The mating connector shown in FIG. 10 is adapted to be mated with the connector of FIG. 6. As shown in FIGS. 6, 10, and 11, when the connector is mated with the mating connector, a mating signal contact portion 210′ of a mating signal contact 200′ of the mating connector is inserted into the chamber of the member 110 and brought into electrical contact with the signal contact portion 210 of the signal contact 200 of the connector. A mating ground contact portion 310′ of a mating ground shield 300′ of the mating connector is inserted into the chamber of the member 110 and brought into electrical contact with the ground contact portion 310 of the ground shield 300.

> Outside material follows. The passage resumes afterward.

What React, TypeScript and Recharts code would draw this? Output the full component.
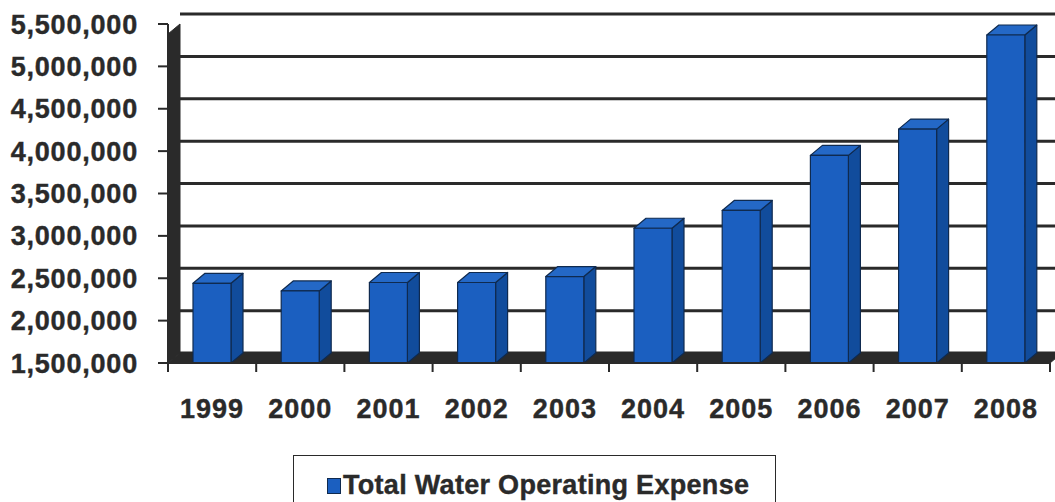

As shown in FIGS. 6 and 7, in an embodiment, the signal contact 200 of the connector comprises a signal pin 220 at an end opposite the signal contact portion 210 and exposed outside of the insulation body 20. The signal pin 220 of the signal contact 200 is adapted to be inserted into a hole formed in a first circuit board. The ground shield 300 of the connector comprises a ground pin 320 at an end opposite the ground contact portion 310 and exposed outside of the insulation body 20. The ground pin 320 of the ground shield 300 is adapted to be inserted into a hole formed in the first circuit board. As shown in FIGS. 6, 10 and 11, in an embodiment, pins 220′, 320′ of the mating signal contact 200′ and the mating ground shield 300′ are exposed from a mating insulation body 20′ of the mating connector and are adapted to be inserted into holes formed in a second circuit board.
As shown in the embodiment of FIG. 6, the connector comprises a plate holder 2 in which a plurality of insertion holes are formed. The pins 220, 320 of the signal contact 200 and the ground shield 300 are held in the insertion holes of the plate holder 2.